The deal, signed during Russian President Vladimir Putin's visit to Cairo, comes after a November 2015 inter-governmental agreement, which included the provision of a Russian state-backed loan of $25bn for the $30bn project. The Russian loan will cover about 85% of the plant's construction costs, with Egypt contributing the rest from private investors.
The El Dabba 1 is scheduled to be commissioned in 2026, according to Russian state nuclear corporation Rosatom. The contract also includes the construction of a purpose-built storage facility and the supply of containers for the storage of used nuclear fuel. Rosatom will also assist with operation and maintenance during the first ten years of the plant's operations.
Rosatom will help Egypt to develop its nuclear infrastructure, as well as increasing the level of localisation. Several dozens of Egyptian companies will be involved in the construction project, and the first unit is expected to have a localisation level of at least 20%, Rosatom said. Subsequent units will be "even more localised". Russia will support Egypt in training its nuclear personnel and working on public acceptance of nuclear energy. Future nuclear employees will be trained both in Russia and Egypt, with hundreds of Egyptian students to study nuclear disciplines in Russia over the next few years, Rosatom noted.
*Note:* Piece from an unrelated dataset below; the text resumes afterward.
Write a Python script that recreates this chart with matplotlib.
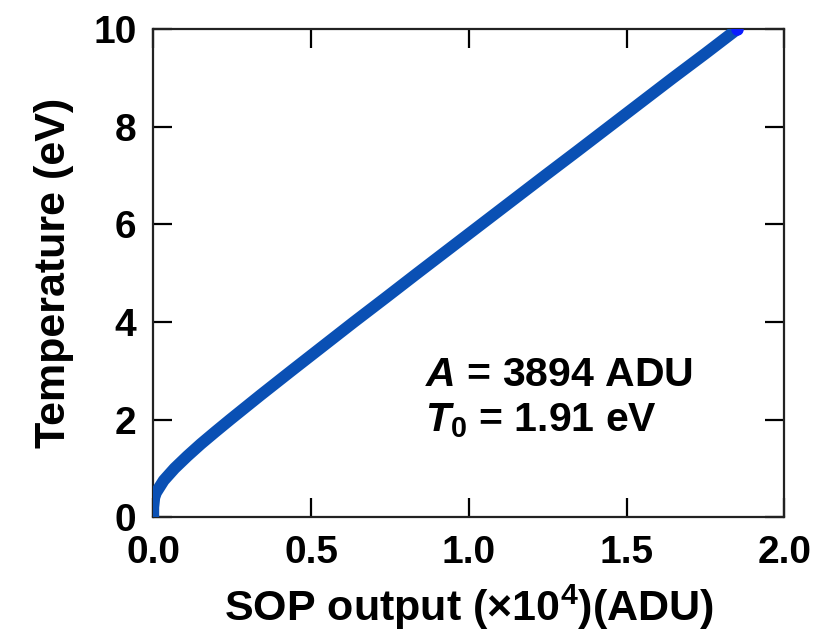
import matplotlib
matplotlib.use("Agg")
import matplotlib.pyplot as plt

# SOP output (x1e4 ADU) vs temperature (eV)
sop = [0.0, 0.0001, 0.0033, 0.0087, 0.0331, 0.0677, 0.108, 0.151, 0.197, 0.244,
       0.340, 0.438, 0.537, 0.636, 0.737, 0.837, 0.938, 1.039, 1.140, 1.241,
       1.343, 1.444, 1.545, 1.646, 1.749, 1.850]
temp = [0.0, 0.2, 0.4, 0.5, 0.75, 1.0, 1.25, 1.5, 1.75, 2.0,
        2.5, 3.0, 3.5, 4.0, 4.5, 5.0, 5.5, 6.0, 6.5, 7.0,
        7.5, 8.0, 8.5, 9.0, 9.5, 10.0]

x_ticks = [0.0, 0.5, 1.0, 1.5, 2.0]
y_ticks = [0, 2, 4, 6, 8, 10]

plt.rcParams['font.family'] = ['Liberation Sans', 'DejaVu Sans']
plt.rcParams['font.weight'] = 'bold'
plt.rcParams['mathtext.fontset'] = 'custom'
plt.rcParams['mathtext.rm'] = 'Liberation Sans'
plt.rcParams['mathtext.it'] = 'Liberation Sans:italic:bold'
plt.rcParams['mathtext.bf'] = 'Liberation Sans:bold'

fig = plt.figure(figsize=(8.24, 6.36), dpi=100)
ax = fig.add_axes([0.186, 0.187, 0.766, 0.767])

ax.plot(sop, temp, color='#0a50b4', lw=8.5, solid_capstyle='round',
        solid_joinstyle='round', zorder=3)
ax.plot(sop[-1:], temp[-1:], 'o', ms=8, color='#0a1cff', zorder=4)

ax.set_xlim(0, 2)
ax.set_ylim(0, 10)
ax.set_xticks(x_ticks)
ax.set_xticklabels([f"{v:.1f}" for v in x_ticks])
ax.set_yticks(y_ticks)
ax.tick_params(direction='in', length=14, width=1.6, top=True, right=True,
               labelsize=28)
ax.tick_params(axis='x', pad=13)
ax.tick_params(axis='y', pad=12)
for lbl in ax.get_xticklabels() + ax.get_yticklabels():
    lbl.set_fontweight('bold')
for sp in ax.spines.values():
    sp.set_linewidth(1.6)
    sp.set_color('#222222')

ax.set_xlabel(r'SOP output $(\times 10^4)$(ADU)', fontsize=31, fontweight='bold', labelpad=8)
ax.set_ylabel('Temperature (eV)', fontsize=31, fontweight='bold', labelpad=14)

ax.text(0.862, 2.91, r'$A$ = 3894 ADU', fontsize=29.5, fontweight='bold', va='center', ha='left')
ax.text(0.862, 1.97, r'$T_\mathbf{0}$ = 1.91 eV', fontsize=29.5, fontweight='bold', va='center', ha='left')

plt.savefig('out.png', dpi=100)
Rosatom director general Alexei Likhachev said the contracts were "a record-breaking deal in the history of the nuclear industry", as well as being the biggest non-feedstock deal in Russian history. "We offered our partners in Egypt a unique, comprehensive agreement that spans the power plant's entire life cycle of 70 to 80 years. "Rosatom is the only company in the world capable of providing the full range of peaceful nuclear services," he added. The development of Egypt's nuclear power industry is also important to Russia's economy as dozens of Rosatom companies will be awarded significant contracts, Likhachev said. The entire project is to be completed by 2028-29.
And an agreement was signed on 5 December detailing the construction of the used fuel storage facility. Rosatom’s Director of Public Policy on Radioactive Waste, Spent Nuclear Fuel and Nuclear Decommissioning, Oleg Kryukov, said: “At the request of the company’s Federal Centre for Nuclear and Radiation Safety, the fuel storage will be equipped with double transport-packing containers.”
The used fuel will eventually be transported back to Russia for reprocessing.